As práticas e tramoias do neoliberalismo não se coadunam com os princípios do liberalismo clássico e sua imaginária concorrência perfeita protagonizada por um enxame de pequenas empresas sem poder de mercado.
A concorrência louvada pelos neoliberais admite a “centralização” da propriedade e o controle dos blocos de capital, comandado pela nova finança e suas inovações. Isto foi realizado mediante a escalada dos negócios de fusões e aquisições financiados com elevados índices de alavancagem e alentados pela forte capitalização das bolsas de valores nos anos 80, 90 e 2000, a despeito dos habituais escorregões de “ajustamento” de preços quando a decepção das expectativas dispersa a manada. (No que diz respeito ao crescimento e ao emprego, as economias desenvolvidas ainda apresentam desempenho medíocre, isso quando não resvalam para quedas no PIB. Mas os índices das bolsas de valores chegam aos píncaros da capitalização e devolvem com sobras a riqueza destruída na crise, embaladas pela liquidez injetada pelos Bancos Centrais.)
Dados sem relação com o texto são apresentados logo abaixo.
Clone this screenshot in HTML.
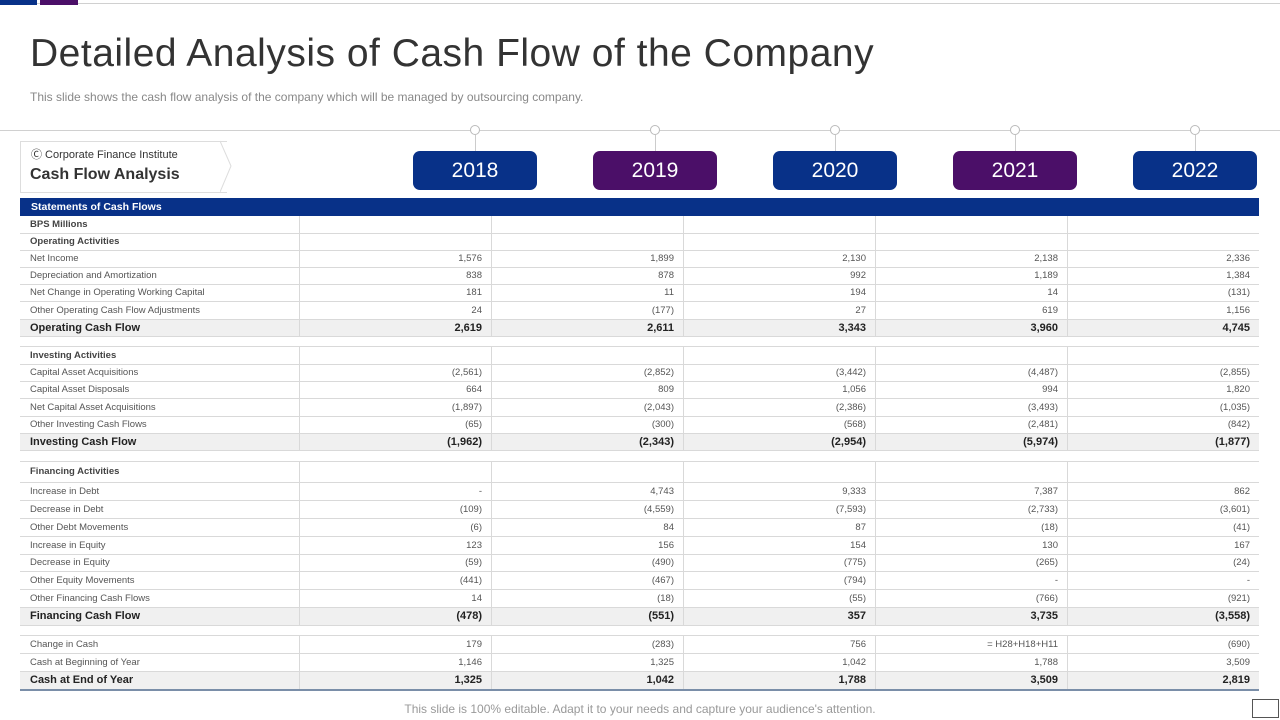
<!DOCTYPE html>
<html><head><meta charset="utf-8"><style>
body{margin:0;width:1280px;height:720px;position:relative;background:#fff;font-family:"Liberation Sans",sans-serif;overflow:hidden}
.abs{position:absolute}
.yr{position:absolute;top:151px;width:124px;height:39px;border-radius:7px;color:#fff;font-size:21px;text-align:center;line-height:39px}
.row{position:absolute;left:20px;width:1239px;border-bottom:1px solid #d9d9d9;font-size:9.5px;color:#555}
.row .c{position:absolute;top:0;height:100%;border-left:1px solid #d9d9d9;box-sizing:border-box;text-align:right;padding-right:9px}
.row .l{position:absolute;left:10px;top:0}
.row.b{background:#f0f0f0;font-weight:bold;font-size:11px;color:#222}
.row.h{color:#444;font-weight:bold}
</style></head><body>
<div class="abs" style="left:0;top:3px;width:1280px;height:1px;background:#d0d0d0"></div>
<div class="abs" style="left:0;top:0;width:37px;height:5px;background:#083188"></div>
<div class="abs" style="left:40px;top:0;width:38px;height:5px;background:#4b0f68"></div>
<div class="abs" style="left:30px;top:32px;font-size:39px;color:#333;letter-spacing:0.5px">Detailed Analysis of Cash Flow of the Company</div>
<div class="abs" style="left:30px;top:90px;font-size:12px;color:#888">This slide shows the cash flow analysis of the company which will be managed by outsourcing company.</div>
<div class="abs" style="left:0;top:130px;width:1280px;height:1px;background:#d0d0d0"></div>
<div class="abs" style="left:20px;top:141px;width:206px;height:50px;border:1px solid #ddd;border-right:none;background:#fff"></div>
<svg class="abs" style="left:220px;top:140px" width="14" height="53"><polyline points="0,1 11,26 0,52" fill="#fff" stroke="#ddd"/></svg>
<div class="abs" style="left:31px;top:146px;font-size:11px;color:#333">Ⓒ Corporate Finance Institute</div>
<div class="abs" style="left:30px;top:166px;font-size:16px;font-weight:bold;color:#333">Cash Flow Analysis</div>
<div id="years"></div>
<div id="table"></div>
<div class="abs" style="left:0;width:1280px;text-align:center;top:702px;font-size:12px;color:#999">This slide is 100% editable. Adapt it to your needs and capture your audience's attention.</div>
<div class="abs" style="left:1252px;top:699px;width:25px;height:17px;border:1px solid #555"></div>
<script>
const years=["2018","2019","2020","2021","2022"];
const yearColors=["#083188","#4b0f68","#083188","#4b0f68","#083188"];
const labels=["BPS Millions","Operating Activities","Net Income","Depreciation and Amortization","Net Change in Operating Working Capital","Other Operating Cash Flow Adjustments","Operating Cash Flow","","Investing Activities","Capital Asset Acquisitions","Capital Asset Disposals","Net Capital Asset Acquisitions","Other Investing Cash Flows","Investing Cash Flow","","Financing Activities","Increase in Debt","Decrease in Debt","Other Debt Movements","Increase in Equity","Decrease in Equity","Other Equity Movements","Other Financing Cash Flows","Financing Cash Flow","","Change in Cash","Cash at Beginning of Year","Cash at End of Year"];
const kinds=["h","h","n","n","n","n","b","s","h","n","n","n","n","b","s","h","n","n","n","n","n","n","n","b","s","n","n","b"];
const v2018=["","","1,576","838","181","24","2,619","","","(2,561)","664","(1,897)","(65)","(1,962)","","","-","(109)","(6)","123","(59)","(441)","14","(478)","","179","1,146","1,325"];
const v2019=["","","1,899","878","11","(177)","2,611","","","(2,852)","809","(2,043)","(300)","(2,343)","","","4,743","(4,559)","84","156","(490)","(467)","(18)","(551)","","(283)","1,325","1,042"];
const v2020=["","","2,130","992","194","27","3,343","","","(3,442)","1,056","(2,386)","(568)","(2,954)","","","9,333","(7,593)","87","154","(775)","(794)","(55)","357","","756","1,042","1,788"];
const v2021=["","","2,138","1,189","14","619","3,960","","","(4,487)","994","(3,493)","(2,481)","(5,974)","","","7,387","(2,733)","(18)","130","(265)","-","(766)","3,735","","=  H28+H18+H11","1,788","3,509"];
const v2022=["","","2,336","1,384","(131)","1,156","4,745","","","(2,855)","1,820","(1,035)","(842)","(1,877)","","","862","(3,601)","(41)","167","(24)","-","(921)","(3,558)","","(690)","3,509","2,819"];
const series=[v2018,v2019,v2020,v2021,v2022];
const rowTops=[216,234,251,268,285,302,320,337,347,365,382,399,417,434,451,462,483,501,519,537,555,572,590,608,626,636,654,672,690];
const yb=document.getElementById('years');
years.forEach((y,i)=>{
  const cx=475+i*180;
  const c=document.createElement('div');c.className='abs';
  
  
  c.style.cssText=`left:${cx-5}px;top:125px;width:8px;height:8px;border:1px solid #bbb;border-radius:50%;background:#fff`;
  yb.appendChild(c);
  const s=document.createElement('div');s.className='abs';
  
  
  s.style.cssText=`left:${cx}px;top:135px;width:1px;height:16px;background:#ccc`;
  yb.appendChild(s);
  const b=document.createElement('div');b.className='yr';
  
  
  b.style.left=(cx-62)+'px';b.style.background=yearColors[i];b.textContent=y;
  yb.appendChild(b);
});
const tb=document.getElementById('table');
const hd=document.createElement('div');hd.className='abs';


hd.style.cssText='left:20px;top:198px;width:1239px;height:18px;background:#083188;color:#fff;font-weight:bold;font-size:10.5px;line-height:18px;text-indent:11px';
hd.textContent='Statements of Cash Flows';tb.appendChild(hd);
const colL=[299,491,683,875,1067];
labels.forEach((lab,i)=>{
  const top=rowTops[i],h=rowTops[i+1]-top;
  const r=document.createElement('div');
  r.className='row'+(kinds[i]=='b'?' b':kinds[i]=='h'?' h':'');
  
  
  r.style.top=top+'px';r.style.height=(h-1)+'px';r.style.lineHeight=(h-1)+'px';
  if(kinds[i]=='s'){r.style.background='#fff';}
  if(i==labels.length-1)r.style.borderBottom='2px solid #7a8ea8';
  if(kinds[i]!='s'){
    const l=document.createElement('span');l.className='l';l.textContent=lab;r.appendChild(l);
    colL.forEach((x,j)=>{
      const c=document.createElement('div');c.className='c';
      
      
      c.style.left=(x-20)+'px';c.style.width='192px';c.textContent=series[j][i];
      r.appendChild(c);
    });
  }
  tb.appendChild(r);
});
</script>
</body></html>
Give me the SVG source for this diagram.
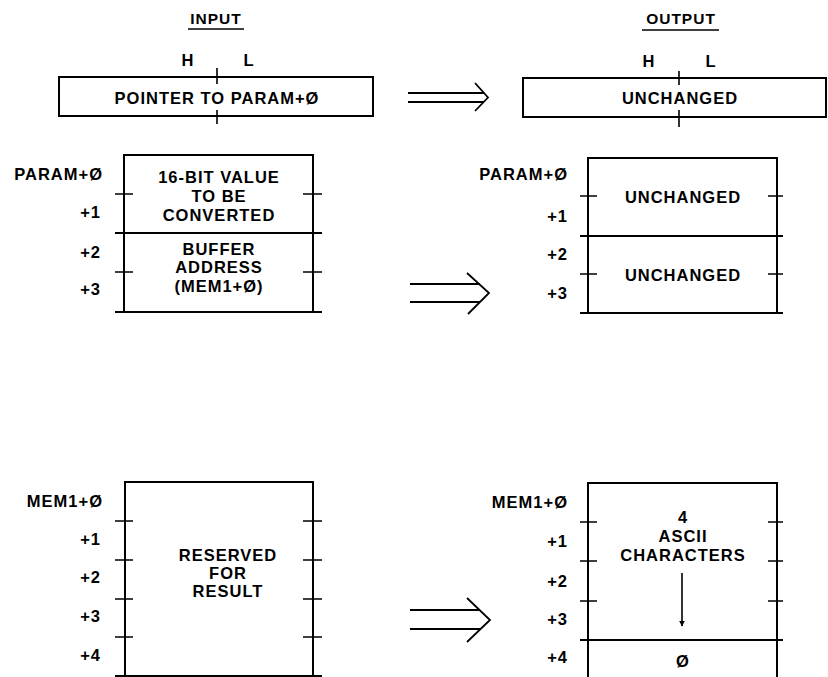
<svg xmlns="http://www.w3.org/2000/svg" width="828" height="677" viewBox="0 0 828 677">
<style>
  text { font-family: "Liberation Sans", Arial, sans-serif; font-weight: bold; font-size: 16.5px; letter-spacing: 1px; fill: #000; }
  .c { text-anchor: middle; }
  .r { text-anchor: end; }
  .hdr { font-size: 15.5px; letter-spacing: 1px; }
  .box { fill: none; stroke: #000; stroke-width: 2; }
  .ln { fill: none; stroke: #000; stroke-width: 2; }
  .tk { fill: none; stroke: #000; stroke-width: 1.6; }
  .ar { fill: none; stroke: #000; stroke-width: 1.8; stroke-linejoin: miter; }
</style>
<defs>
  <marker id="ah" viewBox="0 0 10 10" refX="9" refY="5" markerWidth="6" markerHeight="8" orient="auto" markerUnits="userSpaceOnUse">
    <path d="M0,0 L10,5 L0,10 Z" fill="#000"/>
  </marker>
</defs>
<rect x="0" y="0" width="828" height="677" fill="#fff"/>

<g id="headers">
  <text class="c hdr" x="216" y="24">INPUT</text>
  <line class="tk" x1="188" y1="29" x2="244" y2="29" stroke-width="1.2"/>
  <text class="c hdr" x="681" y="24">OUTPUT</text>
  <line class="tk" x1="642" y1="30" x2="719" y2="30" stroke-width="1.2"/>
</g>

<g id="input-pointer">
  <rect class="box" x="59" y="77" width="314" height="39"/>
  <path class="tk" d="M217,68 V84 M217,110 V124"/>
  <text class="c" x="188" y="66">H</text>
  <text class="c" x="249" y="66">L</text>
  <text class="c" x="217" y="104">POINTER TO PARAM+Ø</text>
</g>

<g id="output-pointer">
  <rect class="box" x="523" y="78" width="303" height="39"/>
  <path class="tk" d="M679,71 V85 M679,110 V127"/>
  <text class="c" x="649" y="67">H</text>
  <text class="c" x="711" y="67">L</text>
  <text class="c" x="680" y="104">UNCHANGED</text>
</g>

<g id="input-param">
  <rect class="box" x="124" y="155" width="189" height="157"/>
  <line class="ln" x1="115" y1="233" x2="322" y2="233"/>
  <line class="ln" x1="115" y1="312" x2="322" y2="312"/>
  <path class="tk" d="M115,194 H133 M303,194 H322 M115,272 H133 M303,272 H322"/>
  <text class="r" x="103" y="180">PARAM+Ø</text>
  <text class="r" x="101" y="218">+1</text>
  <text class="r" x="101" y="258">+2</text>
  <text class="r" x="101" y="295">+3</text>
  <text class="c" x="219" y="183">16-BIT VALUE</text>
  <text class="c" x="219" y="202">TO BE</text>
  <text class="c" x="219" y="221">CONVERTED</text>
  <text class="c" x="219" y="255">BUFFER</text>
  <text class="c" x="219" y="273">ADDRESS</text>
  <text class="c" x="219" y="292">(MEM1+Ø)</text>
</g>

<g id="output-param">
  <rect class="box" x="588" y="158" width="189" height="155"/>
  <line class="ln" x1="580" y1="236" x2="783" y2="236"/>
  <line class="ln" x1="580" y1="313" x2="783" y2="313"/>
  <path class="tk" d="M580,196 H597 M768,196 H783 M580,274 H597 M768,274 H783"/>
  <text class="r" x="568" y="180">PARAM+Ø</text>
  <text class="r" x="568" y="222">+1</text>
  <text class="r" x="568" y="260">+2</text>
  <text class="r" x="568" y="299">+3</text>
  <text class="c" x="683" y="203">UNCHANGED</text>
  <text class="c" x="683" y="281">UNCHANGED</text>
</g>

<g id="input-mem">
  <rect class="box" x="125" y="482" width="188" height="194"/>
  <line class="ln" x1="115" y1="676" x2="322" y2="676"/>
  <path class="tk" d="M115,521 H133 M303,521 H322 M115,560 H133 M303,560 H322 M115,599 H133 M303,599 H322 M115,637 H133 M303,637 H322"/>
  <text class="r" x="103" y="507">MEM1+Ø</text>
  <text class="r" x="101" y="545">+1</text>
  <text class="r" x="101" y="583">+2</text>
  <text class="r" x="101" y="622">+3</text>
  <text class="r" x="101" y="661">+4</text>
  <text class="c" x="228" y="561">RESERVED</text>
  <text class="c" x="228" y="579">FOR</text>
  <text class="c" x="228" y="597">RESULT</text>
</g>

<g id="output-mem">
  <path class="box" d="M588,677 V483 H777 V677"/>
  <line class="ln" x1="580" y1="640" x2="783" y2="640"/>
  <path class="tk" d="M580,522 H597 M768,522 H783 M580,561 H597 M768,561 H783 M580,601 H597 M768,601 H783"/>
  <text class="r" x="568" y="508">MEM1+Ø</text>
  <text class="r" x="568" y="547">+1</text>
  <text class="r" x="568" y="587">+2</text>
  <text class="r" x="568" y="625">+3</text>
  <text class="r" x="568" y="663">+4</text>
  <text class="c" x="683" y="523">4</text>
  <text class="c" x="683" y="542">ASCII</text>
  <text class="c" x="683" y="561">CHARACTERS</text>
  <line class="tk" x1="682" y1="573" x2="682" y2="626" marker-end="url(#ah)"/>
  <text class="c" x="683" y="667">Ø</text>
</g>

<g id="connectors">
  <path class="ar" d="M408,93 H484 M408,102 H484 M475,83 L488,97.5 L475,111"/>
  <path class="ar" d="M410,284 H480 M410,302 H480 M467,273 L489,293 L468,314"/>
  <path class="ar" d="M410,610 H480 M410,629 H480 M467,598 L490,620 L467,642"/>
</g>
</svg>
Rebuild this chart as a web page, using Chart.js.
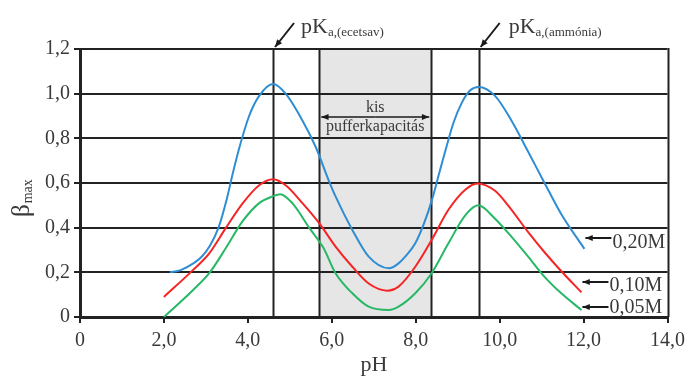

Na arena global, as instituições financeiras estão cada vez mais acumpliciadas à política dos interesses. Necessitam do apoio de condições institucionais e legais construídas sob o domínio doutrinário e ideológico do establishment, para não falar escancarada cumplicidade financeira dos parlamentos e dos tribunais. Sem esses apoios cruciais não podem adestrar seus músculos na disputa pela partilha da riqueza em todos os rincões do planeta. As forças da finança e da grande empresa dependem do apoio e da influência política de seus Estados Nacionais para penetrar e operar em terceiros mercados: acordos de garantia de investimentos, patentes e, como o demonstra o caso argentino, estabelecimento de foros “adequados” para dirimir conflitos.